Balance – Mai 2022
Der Rumpf vollständig beplankt, das zukünftige Unterwasserschiff leuchtend weiss gespachtelt, so scheint die MARABU auf ihrem alten, restaurierten Kiel aus 8 Tonnen gegossenem Blei zu thronen.
Um bei ihren Arbeiten die Ausrichtung des Rumpfform kontrollieren zu können, haben die Bootsbauer mittig an Bug und Heck ein Lot angebracht. Immer wieder stellen Axel und seine Kollegen dabei erstaunt fest, wie präzise das über 17 Meter lange Schiff vor fast 100 Jahren bei Abeking & Rasmussen (A & R) gefertigt wurde.

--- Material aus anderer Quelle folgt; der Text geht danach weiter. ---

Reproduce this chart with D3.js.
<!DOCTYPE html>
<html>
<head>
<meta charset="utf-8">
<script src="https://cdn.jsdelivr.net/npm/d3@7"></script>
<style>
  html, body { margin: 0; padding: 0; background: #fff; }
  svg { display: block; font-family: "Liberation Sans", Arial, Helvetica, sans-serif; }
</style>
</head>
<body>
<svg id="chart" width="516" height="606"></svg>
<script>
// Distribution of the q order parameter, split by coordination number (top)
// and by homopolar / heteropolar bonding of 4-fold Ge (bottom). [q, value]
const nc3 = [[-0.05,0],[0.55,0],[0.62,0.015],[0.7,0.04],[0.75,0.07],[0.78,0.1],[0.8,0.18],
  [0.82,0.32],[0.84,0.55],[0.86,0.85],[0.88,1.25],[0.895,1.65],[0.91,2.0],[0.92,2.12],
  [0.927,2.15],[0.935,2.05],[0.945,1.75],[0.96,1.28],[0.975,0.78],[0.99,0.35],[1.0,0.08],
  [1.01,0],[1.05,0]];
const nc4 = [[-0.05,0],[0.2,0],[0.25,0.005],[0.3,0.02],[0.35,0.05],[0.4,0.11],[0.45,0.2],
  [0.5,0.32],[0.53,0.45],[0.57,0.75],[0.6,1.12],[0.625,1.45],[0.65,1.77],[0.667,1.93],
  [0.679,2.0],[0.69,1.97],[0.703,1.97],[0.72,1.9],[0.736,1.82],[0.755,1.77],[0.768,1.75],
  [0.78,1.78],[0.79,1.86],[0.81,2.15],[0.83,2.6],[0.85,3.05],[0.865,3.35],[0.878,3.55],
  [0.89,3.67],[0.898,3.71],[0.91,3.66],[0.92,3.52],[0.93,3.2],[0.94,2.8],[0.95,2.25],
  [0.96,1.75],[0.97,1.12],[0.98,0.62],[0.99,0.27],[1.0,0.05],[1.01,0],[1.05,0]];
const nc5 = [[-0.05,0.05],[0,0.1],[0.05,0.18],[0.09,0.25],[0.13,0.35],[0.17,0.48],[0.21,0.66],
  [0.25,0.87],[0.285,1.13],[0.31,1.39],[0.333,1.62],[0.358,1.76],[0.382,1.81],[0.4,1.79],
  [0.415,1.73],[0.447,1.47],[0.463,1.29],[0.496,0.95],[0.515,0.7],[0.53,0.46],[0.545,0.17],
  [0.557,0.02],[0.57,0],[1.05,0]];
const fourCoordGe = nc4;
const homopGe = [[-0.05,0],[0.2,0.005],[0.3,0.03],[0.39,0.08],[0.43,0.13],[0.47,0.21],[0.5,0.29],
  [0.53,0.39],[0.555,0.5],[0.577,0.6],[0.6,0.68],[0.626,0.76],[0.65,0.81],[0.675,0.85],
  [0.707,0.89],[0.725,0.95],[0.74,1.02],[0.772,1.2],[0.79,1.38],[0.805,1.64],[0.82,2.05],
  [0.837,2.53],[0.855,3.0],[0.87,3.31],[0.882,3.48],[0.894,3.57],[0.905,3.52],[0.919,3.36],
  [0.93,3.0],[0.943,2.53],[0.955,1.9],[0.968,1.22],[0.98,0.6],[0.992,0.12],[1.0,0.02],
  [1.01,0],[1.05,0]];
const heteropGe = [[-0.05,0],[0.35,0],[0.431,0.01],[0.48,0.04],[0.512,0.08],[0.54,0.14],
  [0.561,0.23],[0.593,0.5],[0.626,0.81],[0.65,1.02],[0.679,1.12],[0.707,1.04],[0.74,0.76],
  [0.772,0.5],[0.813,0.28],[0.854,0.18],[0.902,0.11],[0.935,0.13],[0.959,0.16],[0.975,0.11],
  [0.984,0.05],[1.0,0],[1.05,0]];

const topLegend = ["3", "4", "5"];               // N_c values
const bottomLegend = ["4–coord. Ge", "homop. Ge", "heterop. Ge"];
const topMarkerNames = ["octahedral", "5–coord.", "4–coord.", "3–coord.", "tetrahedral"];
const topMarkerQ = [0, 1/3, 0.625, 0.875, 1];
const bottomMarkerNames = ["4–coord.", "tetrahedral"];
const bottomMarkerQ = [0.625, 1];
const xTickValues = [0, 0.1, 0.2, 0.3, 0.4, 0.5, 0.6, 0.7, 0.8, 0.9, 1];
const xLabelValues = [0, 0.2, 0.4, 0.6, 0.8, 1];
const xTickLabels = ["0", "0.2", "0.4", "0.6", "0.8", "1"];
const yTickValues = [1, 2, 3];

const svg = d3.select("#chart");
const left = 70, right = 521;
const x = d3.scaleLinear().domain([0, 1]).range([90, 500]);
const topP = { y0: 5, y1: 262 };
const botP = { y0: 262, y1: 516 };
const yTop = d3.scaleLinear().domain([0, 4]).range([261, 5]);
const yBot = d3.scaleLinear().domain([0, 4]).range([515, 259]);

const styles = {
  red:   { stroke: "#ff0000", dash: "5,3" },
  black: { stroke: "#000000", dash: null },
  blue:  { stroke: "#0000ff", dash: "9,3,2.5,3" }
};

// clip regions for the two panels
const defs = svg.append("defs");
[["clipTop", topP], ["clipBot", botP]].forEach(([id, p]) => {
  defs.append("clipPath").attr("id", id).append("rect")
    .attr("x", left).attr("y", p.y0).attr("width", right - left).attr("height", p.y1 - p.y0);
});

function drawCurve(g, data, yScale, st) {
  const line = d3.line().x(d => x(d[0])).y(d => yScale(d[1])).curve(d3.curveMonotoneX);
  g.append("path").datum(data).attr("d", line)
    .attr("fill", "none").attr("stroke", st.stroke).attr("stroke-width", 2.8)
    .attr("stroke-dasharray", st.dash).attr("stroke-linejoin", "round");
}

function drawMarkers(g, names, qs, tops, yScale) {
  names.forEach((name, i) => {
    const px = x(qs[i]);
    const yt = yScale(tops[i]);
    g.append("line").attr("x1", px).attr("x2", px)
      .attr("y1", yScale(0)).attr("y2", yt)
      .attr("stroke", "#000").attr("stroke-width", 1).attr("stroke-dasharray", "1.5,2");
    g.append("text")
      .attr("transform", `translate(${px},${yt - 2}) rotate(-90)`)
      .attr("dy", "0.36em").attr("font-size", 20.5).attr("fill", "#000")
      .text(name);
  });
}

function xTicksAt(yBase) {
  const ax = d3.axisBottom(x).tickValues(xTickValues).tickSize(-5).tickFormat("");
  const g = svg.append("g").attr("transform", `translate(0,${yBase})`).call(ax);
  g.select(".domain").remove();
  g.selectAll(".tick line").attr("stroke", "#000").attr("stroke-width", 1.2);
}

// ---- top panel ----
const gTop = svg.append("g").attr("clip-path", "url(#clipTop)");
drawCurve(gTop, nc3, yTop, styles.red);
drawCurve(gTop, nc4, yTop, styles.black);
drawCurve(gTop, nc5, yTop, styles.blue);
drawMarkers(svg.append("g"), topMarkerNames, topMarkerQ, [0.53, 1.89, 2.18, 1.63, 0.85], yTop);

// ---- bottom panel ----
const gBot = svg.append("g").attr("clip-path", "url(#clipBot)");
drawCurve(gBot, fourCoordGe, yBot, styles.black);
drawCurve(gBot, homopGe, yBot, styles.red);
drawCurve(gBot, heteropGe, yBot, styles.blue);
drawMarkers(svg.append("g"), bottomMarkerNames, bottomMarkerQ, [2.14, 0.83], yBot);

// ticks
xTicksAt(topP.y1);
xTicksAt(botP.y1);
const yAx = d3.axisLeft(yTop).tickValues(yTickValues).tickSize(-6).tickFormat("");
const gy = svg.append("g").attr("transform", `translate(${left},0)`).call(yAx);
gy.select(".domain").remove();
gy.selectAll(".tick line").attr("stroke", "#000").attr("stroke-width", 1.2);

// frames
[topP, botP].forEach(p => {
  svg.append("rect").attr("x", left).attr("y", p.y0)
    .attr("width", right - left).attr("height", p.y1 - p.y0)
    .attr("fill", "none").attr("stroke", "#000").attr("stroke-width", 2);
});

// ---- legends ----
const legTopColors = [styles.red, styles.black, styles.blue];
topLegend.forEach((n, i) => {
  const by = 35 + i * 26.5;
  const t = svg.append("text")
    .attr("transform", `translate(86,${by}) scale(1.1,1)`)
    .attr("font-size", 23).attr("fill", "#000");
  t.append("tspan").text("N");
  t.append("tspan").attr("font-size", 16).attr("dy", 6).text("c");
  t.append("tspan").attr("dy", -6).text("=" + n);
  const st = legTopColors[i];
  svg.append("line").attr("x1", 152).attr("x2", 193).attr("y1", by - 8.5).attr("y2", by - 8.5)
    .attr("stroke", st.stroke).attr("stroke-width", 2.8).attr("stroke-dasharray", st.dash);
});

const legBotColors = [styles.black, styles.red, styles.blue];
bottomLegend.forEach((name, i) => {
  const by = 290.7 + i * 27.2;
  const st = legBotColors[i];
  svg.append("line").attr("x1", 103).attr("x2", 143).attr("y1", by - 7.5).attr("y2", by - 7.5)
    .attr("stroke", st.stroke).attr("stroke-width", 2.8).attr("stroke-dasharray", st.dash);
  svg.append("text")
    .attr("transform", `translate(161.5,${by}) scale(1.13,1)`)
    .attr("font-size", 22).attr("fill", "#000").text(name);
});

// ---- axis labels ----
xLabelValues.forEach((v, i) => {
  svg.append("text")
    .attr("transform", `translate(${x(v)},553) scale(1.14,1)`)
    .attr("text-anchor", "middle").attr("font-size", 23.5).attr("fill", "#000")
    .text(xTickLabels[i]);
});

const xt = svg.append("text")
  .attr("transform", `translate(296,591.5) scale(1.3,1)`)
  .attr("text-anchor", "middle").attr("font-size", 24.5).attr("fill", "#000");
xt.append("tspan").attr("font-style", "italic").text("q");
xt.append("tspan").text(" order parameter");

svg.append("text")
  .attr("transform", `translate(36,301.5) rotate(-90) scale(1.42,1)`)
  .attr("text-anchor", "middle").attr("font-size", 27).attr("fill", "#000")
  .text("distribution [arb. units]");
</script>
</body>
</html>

Nur um wenige Millimeter unterscheiden sich Backbord- und Steuerbordseite voneinander. Alles ist beinahe perfekt ausbalanciert.

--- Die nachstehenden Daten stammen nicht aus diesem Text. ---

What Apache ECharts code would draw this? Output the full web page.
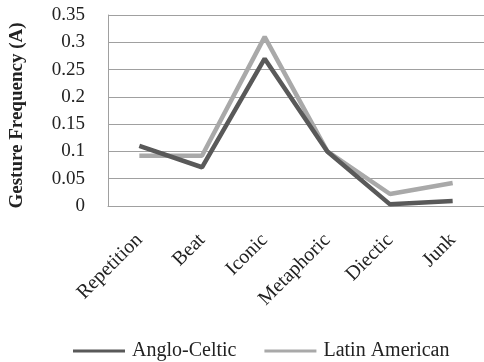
<!DOCTYPE html>
<html>
<head>
<meta charset="utf-8">
<script src="https://cdn.jsdelivr.net/npm/echarts@6/dist/echarts.min.js"></script>
<style>
  html, body { margin: 0; padding: 0; background: #fff; }
  #chart { width: 484px; height: 362px; }
</style>
</head>
<body>
<div id="chart"></div>
<script>
// Gesture categories along the x axis
const categories = ['Repetition', 'Beat', 'Iconic', 'Metaphoric', 'Diectic', 'Junk'];
// Gesture frequency per group
const angloCeltic = [0.11, 0.071, 0.27, 0.10, 0.003, 0.009];
const latinAmerican = [0.092, 0.092, 0.31, 0.10, 0.022, 0.042];
// Y axis range
const yMin = 0, yMax = 0.35, yStep = 0.05;

const serif = '"Liberation Serif", "Times New Roman", serif';
const chart = echarts.init(document.getElementById('chart'), null, { renderer: 'canvas' });

chart.setOption({
  animation: false,
  backgroundColor: '#ffffff',
  textStyle: { fontFamily: serif },
  grid: { left: 107, top: 15, width: 405, height: 191, containLabel: false },
  legend: {
    top: 341,
    left: 73,
    padding: 0,
    icon: 'rect',
    itemWidth: 52,
    itemHeight: 3,
    itemGap: 28,
    textStyle: { fontFamily: serif, fontSize: 20, color: '#222', padding: [0, 0, 0, 2] },
    data: ['Anglo-Celtic', 'Latin American']
  },
  xAxis: {
    type: 'category',
    data: categories,
    boundaryGap: true,
    axisLine: { show: true, lineStyle: { color: '#a0a0a0', width: 1 } },
    axisTick: { show: false },
    axisLabel: { rotate: 45, margin: 31, fontFamily: serif, fontSize: 20, color: '#222' }
  },
  yAxis: {
    type: 'value',
    min: yMin,
    max: yMax,
    interval: yStep,
    name: 'Gesture Frequency (A)',
    nameLocation: 'middle',
    nameGap: 81,
    nameTextStyle: { fontFamily: serif, fontSize: 19, fontWeight: 'bold', color: '#222', padding: [0, 10, 0, 0] },
    axisLine: { show: true, lineStyle: { color: '#a0a0a0', width: 1 } },
    axisTick: { show: false },
    splitLine: { show: true, lineStyle: { color: '#a0a0a0', width: 1 } },
    axisLabel: {
      margin: 23,
      fontFamily: serif,
      fontSize: 19,
      color: '#222',
      formatter: v => String(parseFloat(v.toFixed(2)))
    }
  },
  series: [
    {
      name: 'Anglo-Celtic',
      type: 'line',
      data: angloCeltic,
      symbol: 'none',
      color: '#595959',
      lineStyle: { color: '#595959', width: 4.5 },
      z: 3
    },
    {
      name: 'Latin American',
      type: 'line',
      data: latinAmerican,
      symbol: 'none',
      color: '#a9a9a9',
      lineStyle: { color: '#a9a9a9', width: 4.5 },
      z: 2
    }
  ]
});
</script>
</body>
</html>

Wie war es möglich ohne die heutigen Präzisionswerkzeuge und Maschinen, als noch gedämpft wurde anstatt mit Schablonen formverleimt, dass in wenigen Wochen ein Schiff vom Stapel lief, das heute durch eine Hand voll Bootsbauer in jahrelanger Arbeit restauriert wird?
Viel Wissen sei verloren gegangen, meint Axel bedauernd. Er schaue sich gerne alte Bilder aus dieser Zeit an. Die Anordnung der Maschinen und Werkstücke, wie viel Arbeiter auf welche Weise in den Fertigungshallen verteilt seien, all dies könne viel über die effizienten Arbeitstechniken von damals verraten.

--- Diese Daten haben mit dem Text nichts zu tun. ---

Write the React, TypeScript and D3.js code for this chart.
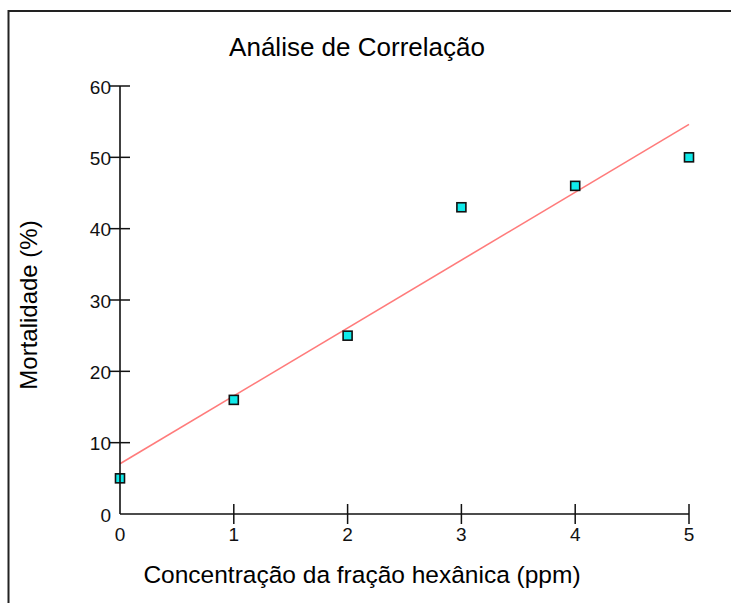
import React from "react";
import * as d3 from "d3";

// dados
const concentracao = [0, 1, 2, 3, 4, 5];
const mortalidade = [5, 16, 25, 43, 46, 50];
const yTicks = [0, 10, 20, 30, 40, 50, 60];
const xTicks = [0, 1, 2, 3, 4, 5];

const W = 731;
const H = 603;

export default function App() {
  const x = d3.scaleLinear().domain([0, 5]).range([120, 689]);
  const y = d3.scaleLinear().domain([0, 60]).range([514, 86]);

  // reta de regressão (mínimos quadrados)
  const mx = d3.mean(concentracao) as number;
  const my = d3.mean(mortalidade) as number;
  const sxy = d3.sum(concentracao, (v, i) => (v - mx) * (mortalidade[i] - my));
  const sxx = d3.sum(concentracao, (v) => (v - mx) ** 2);
  const slope = sxy / sxx;
  const inter = my - slope * mx;
  const line = d3
    .line<number>()
    .x((d) => x(d))
    .y((d) => y(inter + slope * d));

  const font = "'Liberation Sans', Arial, sans-serif";

  return (
    <svg
      width={W}
      height={H}
      style={{ position: "absolute", left: 0, top: 0, background: "#fff" }}
      fontFamily={font}
    >
      {/* moldura */}
      <rect x={8.5} y={11} width={W} height={H} fill="none" stroke="#222" strokeWidth={2} />

      <text x={357} y={56} textAnchor="middle" fontSize={26} fill="#000">
        Análise de Correlação
      </text>

      {/* regressão */}
      <path d={line([0, 5]) || ""} stroke="#ff7b7b" strokeWidth={1.6} fill="none" />

      {/* pontos */}
      {concentracao.map((c, i) => (
        <rect
          key={i}
          x={x(c) - 4.5}
          y={y(mortalidade[i]) - 4.5}
          width={9}
          height={9}
          fill="#10eaea"
          stroke="#111"
          strokeWidth={1.6}
        />
      ))}

      {/* eixo y */}
      <line x1={120} x2={120} y1={y(60)} y2={y(0)} stroke="#111" strokeWidth={1.6} />
      {yTicks.map((t) => (
        <g key={t}>
          {t !== 0 && (
            <line x1={110} x2={130} y1={y(t)} y2={y(t)} stroke="#111" strokeWidth={1.5} />
          )}
          <text x={111} y={y(t) + 7.5} textAnchor="end" fontSize={19} fill="#111">
            {t}
          </text>
        </g>
      ))}

      {/* eixo x */}
      <line x1={x(0)} x2={x(5)} y1={514} y2={514} stroke="#111" strokeWidth={1.6} />
      {xTicks.map((t) => (
        <g key={t}>
          {t !== 0 && (
            <line x1={x(t)} x2={x(t)} y1={504} y2={524} stroke="#111" strokeWidth={1.5} />
          )}
          <text x={x(t)} y={541} textAnchor="middle" fontSize={19} fill="#111">
            {t}
          </text>
        </g>
      ))}

      <text x={362} y={583} textAnchor="middle" fontSize={24.5} fill="#000">
        Concentração da fração hexânica (ppm)
      </text>
      <text
        transform="translate(37,305) rotate(-90)"
        textAnchor="middle"
        fontSize={24}
        fill="#000"
      >
        Mortalidade (%)
      </text>
    </svg>
  );
}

Eine renommierte Werft wie A & R verfügte sicher über ausreichend Personal, dass in hochspezialisierten Gruppen jeweils einen Arbeitsschritt bei mehreren Schiffen parallel durchführte. Sägen, Hobeln, Planken, Nieten – alles passierte zudem zeitgleich an einem Rumpf. Dies ähnelte bereits dem industriellen Serienbau inklusive Fliessbandarbeit.
Beim Rückbau seiner Restaurierungsobjekte denkt Axel viel nach. Viele früher verwendete Konstruktionen und Verfahren ergäben erst auf den zweiten Blick einen Sinn. Manchmal käme ihm die Erkenntnis zum «Wie» und «Warum» auch erst weit nach Feierabend.
Über die Jahre ist ein enormes Wissen im Kopf des erfahrenen Bootsbaumeisters herangewachsen. Viele angehende und junge Bootsbauer hat er während seiner Karriere begleitet und hofft, dass der ein oder andere Samen bei einem neugierigen, motivierten Kollegen auf fruchtbaren Boden gefallen ist.